Abgeordnetenspalte:
Gleichstellung ist elementar

27. Dezember 2024

Dieser Text erschien am 27. Dezember 2024 im Schwäbischen Tagblatt in der Rubrik „Abgeordnetenspalte“.

„Wir tun damit auch den Frauen keinen Gefallen.“ Das war das Argument des CDU-Kanzlerkandidaten Friedrich Merz, warum er eine paritätische Besetzung des Kabinetts ablehnt, also nicht zusagen will, dass es so viele Ministerinnen wie Minister gibt. Nein, Herr Merz, wir Frauen wollen von Ihnen keinen Gefallen. Es ist schlicht eine Selbstverständlichkeit, dass Frauen genauso wie Männer in der Lage sind politische Verantwortung zu übernehmen. Aber Merz sagt Frauen im Allgemeinen ja auch ein geringeres Selbstbewusstsein nach. Das Handelsblatt schreibt, Merz sei für Frauen unwählbar geworden.

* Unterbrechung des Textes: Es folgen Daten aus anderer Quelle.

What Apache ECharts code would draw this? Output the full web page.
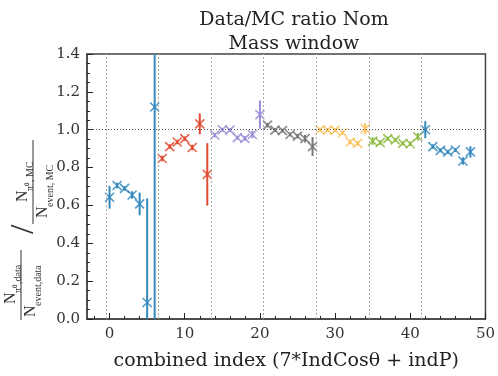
<!DOCTYPE html>
<html>
<head>
<meta charset="utf-8">
<script src="https://cdn.jsdelivr.net/npm/echarts@6/dist/echarts.min.js"></script>
<style>html,body{margin:0;padding:0;background:#fff}#main{width:498px;height:376px}</style>
</head>
<body>
<div id="main"></div>
<script>
// Data/MC ratio per combined index (7*IndCos + indP), 7 groups of 7
var ratio = [0.643, 0.705, 0.69, 0.655, 0.608, 0.087, 1.12,
             0.848, 0.911, 0.935, 0.953, 0.906, 1.031, 0.764,
             0.972, 1.0, 0.998, 0.958, 0.954, 0.975, 1.08,
             1.024, 0.998, 0.995, 0.975, 0.966, 0.953, 0.911,
             1.0, 0.998, 0.998, 0.984, 0.935, 0.928, 1.005,
             0.94, 0.932, 0.953, 0.946, 0.928, 0.926, 0.963,
             1.0, 0.911, 0.891, 0.883, 0.893, 0.835, 0.883];
var ratioErr = [0.06, 0.015, 0.012, 0.02, 0.06, 0.55, 1.5,
                0.015, 0.012, 0.012, 0.012, 0.015, 0.055, 0.165,
                0.012, 0.01, 0.01, 0.01, 0.012, 0.02, 0.075,
                0.012, 0.01, 0.01, 0.01, 0.012, 0.02, 0.05,
                0.01, 0.01, 0.01, 0.01, 0.012, 0.012, 0.03,
                0.02, 0.012, 0.01, 0.01, 0.01, 0.012, 0.02,
                0.045, 0.012, 0.01, 0.01, 0.01, 0.02, 0.03];
var groupColors = ['#348ABD', '#E24A33', '#988ED5', '#777777', '#FBC15E', '#8EBA42', '#348ABD'];
var groupEdges = [-0.5, 6.5, 13.5, 20.5, 27.5, 34.5, 41.5];
var xTickLabels = [0, 10, 20, 30, 40, 50];
var xMinorTicks = [-2, 0, 2, 4, 6, 8, 10, 12, 14, 16, 18, 20, 22, 24, 26, 28, 30, 32, 34, 36, 38, 40, 42, 44, 46, 48, 50];

var serif = 'DejaVu Serif';
var chart = echarts.init(document.getElementById('main'));

var points = ratio.map(function (v, i) {
	return [i, v, ratioErr[i], Math.floor(i / 7)];
});

//误差棒 + x 标记
function renderPoint(params, api) {
	var x = api.value(0), v = api.value(1), e = api.value(2);
	var col = groupColors[api.value(3)];
	var c = api.coord([x, v]);
	var top = api.coord([x, v + e]);
	var bot = api.coord([x, v - e]);
	var s = 4.5;
	return {
		type: 'group',
		children: [
			{type: 'line', shape: {x1: c[0], y1: top[1], x2: c[0], y2: bot[1]}, style: {stroke: col, lineWidth: 2}},
			{type: 'line', shape: {x1: c[0] - s, y1: c[1] - s, x2: c[0] + s, y2: c[1] + s}, style: {stroke: col, lineWidth: 1.6, opacity: 0.85}},
			{type: 'line', shape: {x1: c[0] - s, y1: c[1] + s, x2: c[0] + s, y2: c[1] - s}, style: {stroke: col, lineWidth: 1.6, opacity: 0.85}}
		]
	};
}

var fracFont = 'Liberation Serif';
function ylabelParts() {
	// rotated y label: N_{pi0,data}/N_{event,data} / N_{pi0,MC}/N_{event,MC}
	var t = function (x, y, text, size, va) {
		return {type: 'text', x: x, y: y, style: {text: text, font: size + 'px ' + fracFont, fill: '#333', align: 'left', verticalAlign: va || 'bottom'}};
	};
	return [
		t(-76, -8, 'N', 16), t(-65, -4, 'π⁰,data', 10),
		{type: 'line', shape: {x1: -92, y1: -6, x2: -22, y2: -6}, style: {stroke: '#333', lineWidth: 1}},
		t(-89, 12, 'N', 16), t(-78, 16, 'event,data', 10),
		t(-6, 14, '/', 34),
		t(26, 4, 'N', 16), t(37, 8, 'π⁰, MC', 10),
		{type: 'line', shape: {x1: 4, y1: 6, x2: 88, y2: 6}, style: {stroke: '#333', lineWidth: 1}},
		t(10, 24, 'N', 16), t(21, 28, 'event, MC', 10)
	];
}

var option = {
	animation: false,
	title: {
		text: 'Data/MC ratio Nom\nMass window',
		left: 289,
		top: 3,
		textAlign: 'center',
		textStyle: {fontFamily: serif, fontSize: 19, fontWeight: 'normal', color: '#222', lineHeight: 24}
	},
	grid: {left: 87, right: 7, top: 54, bottom: 55, show: true, borderColor: '#444', borderWidth: 1.5},
	xAxis: [{
		type: 'value', min: -3, max: 50,
		name: 'combined index (7*IndCosθ + indP)',
		nameLocation: 'middle', nameGap: 33,
		nameTextStyle: {fontFamily: serif, fontSize: 19, color: '#222'},
		axisLine: {onZero: false, lineStyle: {color: '#444', width: 1.5}},
		axisTick: {inside: true, length: 6, customValues: xTickLabels, lineStyle: {color: '#222'}},
		axisLabel: {customValues: xTickLabels, fontFamily: serif, fontSize: 15, color: '#333', margin: 8},
		splitLine: {show: false}
	}, {
		type: 'value', min: -3, max: 50, position: 'bottom',
		axisLine: {show: false, onZero: false},
		axisTick: {inside: true, length: 3, customValues: xMinorTicks, lineStyle: {color: '#222'}},
		axisLabel: {show: false},
		splitLine: {show: false}
	}],
	yAxis: {
		type: 'value', min: 0, max: 1.4, interval: 0.2,
		axisLine: {show: true, onZero: false, lineStyle: {color: '#444', width: 1.5}},
		axisTick: {inside: true, length: 6, lineStyle: {color: '#222'}},
		minorTick: {show: true, splitNumber: 4, length: 3, lineStyle: {color: '#222'}},
		axisLabel: {fontFamily: serif, fontSize: 15, color: '#333', margin: 7, formatter: function (v) { return v.toFixed(1); }},
		splitLine: {show: false}
	},
	graphic: [{
		type: 'group', x: 27, y: 228, rotation: Math.PI / 2,
		children: ylabelParts()
	}],
	series: [{
		type: 'line', data: [], symbol: 'none', silent: true,
		markLine: {
			symbol: 'none', silent: true, label: {show: false},
			data: groupEdges.map(function (e) {
				return {xAxis: e, lineStyle: {type: [2, 2], color: '#aaa', width: 1}};
			}).concat([{yAxis: 1.0, lineStyle: {type: [1, 2], color: '#555', width: 1}}])
		}
	}, {
		type: 'custom',
		clip: true,
		renderItem: renderPoint,
		encode: {x: 0, y: 1},
		data: points
	}]
};
chart.setOption(option);
</script>
</body>
</html>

Da hilft es auch nichts, wenn Merz jetzt in der Bunten bekundet: „Ich liebe die Frauen – meine besonders.“ Für Kanzler Scholz ist klar, dass wir Frauen keinen „Gefallen“ brauchen, dass Frauen endlich für die gleiche Leistung gleich viel verdienen müssen wie Männer, dass Sorgearbeit auch was für Männer ist, dass wir viel konsequenter gegen Gewalt gegen Frauen vorgehen müssen und – ja – dass Schwangerschaftsabbrüche nicht ins Strafgesetzbuch gehören.

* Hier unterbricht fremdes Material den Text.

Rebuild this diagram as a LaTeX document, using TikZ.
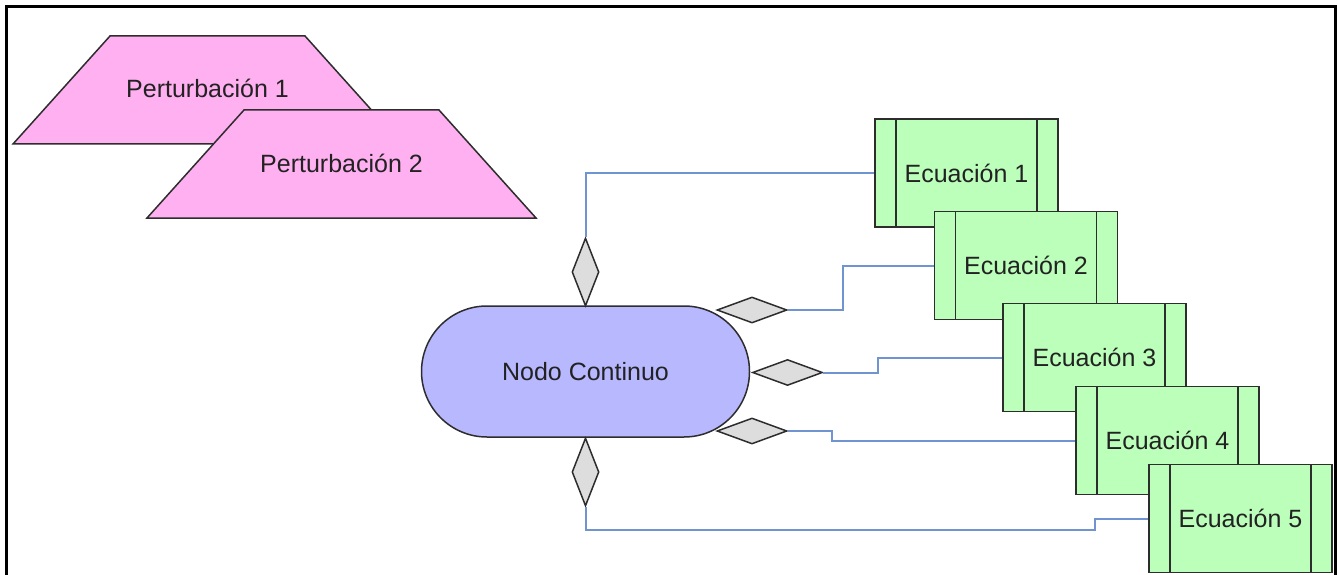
\documentclass[tikz,border=0pt]{standalone}
\usepackage{fontspec}
\setmainfont{Liberation Sans}
\usetikzlibrary{shapes.geometric}
\definecolor{pinkfill}{RGB}{255,176,240}
\definecolor{nodefill}{RGB}{184,184,255}
\definecolor{eqfill}{RGB}{187,255,187}
\definecolor{dmfill}{RGB}{221,221,221}
\definecolor{edgeblue}{RGB}{111,148,208}
\definecolor{outline}{RGB}{45,45,45}
\definecolor{txt}{RGB}{34,34,34}
\begin{document}
\begin{tikzpicture}[x=1pt,y=-1pt,
  lbl/.style={font=\fontsize{25}{30}\selectfont, text=txt, inner sep=0pt},
  trap/.style={fill=pinkfill, draw=outline, line width=1.5pt, line join=miter},
  stadium/.style={draw=outline, fill=nodefill, line width=1.5pt, rounded corners=65.5pt,
     minimum width=328pt, minimum height=131pt, inner sep=0pt, font=\fontsize{25}{30}\selectfont, text=txt},
  dmv/.style={diamond, draw=outline, fill=dmfill, line width=1.5pt, inner sep=0pt,
     minimum width=27pt, minimum height=68pt},
  dmh/.style={diamond, draw=outline, fill=dmfill, line width=1.5pt, inner sep=0pt,
     minimum width=70pt, minimum height=26pt},
  eqbox/.style={draw=outline, fill=eqfill, line width=1.5pt, minimum width=183pt, minimum height=108pt,
     inner sep=0pt, font=\fontsize{25}{30}\selectfont, text=txt,
     path picture={
       \draw[outline, line width=1.5pt] ([xshift=21pt]path picture bounding box.north west) -- ([xshift=21pt]path picture bounding box.south west);
       \draw[outline, line width=1.5pt] ([xshift=-21pt]path picture bounding box.north east) -- ([xshift=-21pt]path picture bounding box.south east);
     }},
  conn/.style={draw=edgeblue, line width=2pt}
]
\useasboundingbox (0,0) rectangle (1338,575);
\begin{scope}
\clip (0,0) rectangle (1338,575);
% frame
\draw[line width=3pt] (6.5,580) -- (6.5,6.5) -- (1335.5,6.5) -- (1335.5,580);

% perturbation trapezoids
\filldraw[trap] (110,36) -- (305,36) -- (402,144) -- (13,144) -- cycle;
\node[lbl] (p1) at (207.5,88) {Perturbación 1};
\filldraw[trap] (244,110) -- (439,110) -- (536,218) -- (147,218) -- cycle;
\node[lbl] (p2) at (341.5,163) {Perturbación 2};

% connectors (drawn first, under shapes)
\coordinate (c5) at (1094.5,530);

% main node
\node[stadium] (nc) at (585.5,371.5) {Nodo Continuo};

% diamonds
\node[dmv] (d1) at (585.5,272) {};
\node[dmh] (d2) at (752,310) {};
\node[dmh] (d3) at (787.5,372.5) {};
\node[dmh] (d4) at (752,431) {};
\node[dmv] (d5) at (585.5,472) {};

% equation boxes
\node[eqbox] (e1) at (966.5,173) {Ecuación 1};
\node[eqbox] (e2) at (1026,265.5) {Ecuación 2};
\node[eqbox] (e3) at (1094.5,357.5) {Ecuación 3};
\node[eqbox] (e4) at (1167.5,440.5) {Ecuación 4};
\node[eqbox] (e5) at (1240.5,518.5) {Ecuación 5};

% connectors
\draw[conn] (d1.north) |- (e1.west);
\draw[conn] (d2.east) -- ++(55,0) |- (e2.west);
\draw[conn] (d3.east) -- ++(55,0) |- (e3.west);
\draw[conn] (d4.east) -- ++(44,0) |- (e4.west);
\draw[conn] (d5.south) |- (c5) |- (e5.west);
\end{scope}
\end{tikzpicture}
\end{document}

Die vorgezogene Neuwahl für den Bundestag wird also auch für die Gleichstellung eine Richtungsentscheidung.


In der Politik selbst sind Frauen deutlich unterrepräsentiert. Im Bundestag liegt der Frauenanteil bei nur knapp 35 Prozent. In unserem Landtag in Baden-Württemberg sieht es noch düsterer aus. Aufgrund des neuen Landtagswahlrecht dürfte sich das deutlich verändern. Aber es bleibt vorerst dabei, dass die Landespolitik in der ersten Reihe von Männern geprägt wird.


In Baden-Württemberg sind wir bei vielen Kennzahlen zur Gleichstellung bundesweit Schlusslicht. Nirgends ist der Gender-Pay-Gap so groß wie hier, in vielen Führungsetagen gibt es keine einzige Frau.


Wir brauchen endlich eine gleichstellungspolitische Agenda für Baden-Württemberg. Der Mangel an Kitaplätzen schadet der Vereinbarkeit von Familie und Beruf. Von den 8,4 Millionen Teilzeitstellen in Deutschland sind 6,9 Millionen von Frauen besetzt. Wir müssen die Erwerbsquote von Frauen erhöhen. Ein Beitrag dazu kann sein, dass mehr Männer in Teilzeit arbeiten.


Gleichstellung ist keine Nebensache, sondern elementar für eine gerechte und zukunftsfähige Gesellschaft und Wirtschaft.


Ich wünsche Ihnen und Ihren Lieben einen guten Start ins Jahr 2025, dass Sie gesund bleiben oder werden und dass wir gemeinsam weiterhin unsere freiheitliche und demokratische Gesellschaft verteidigen.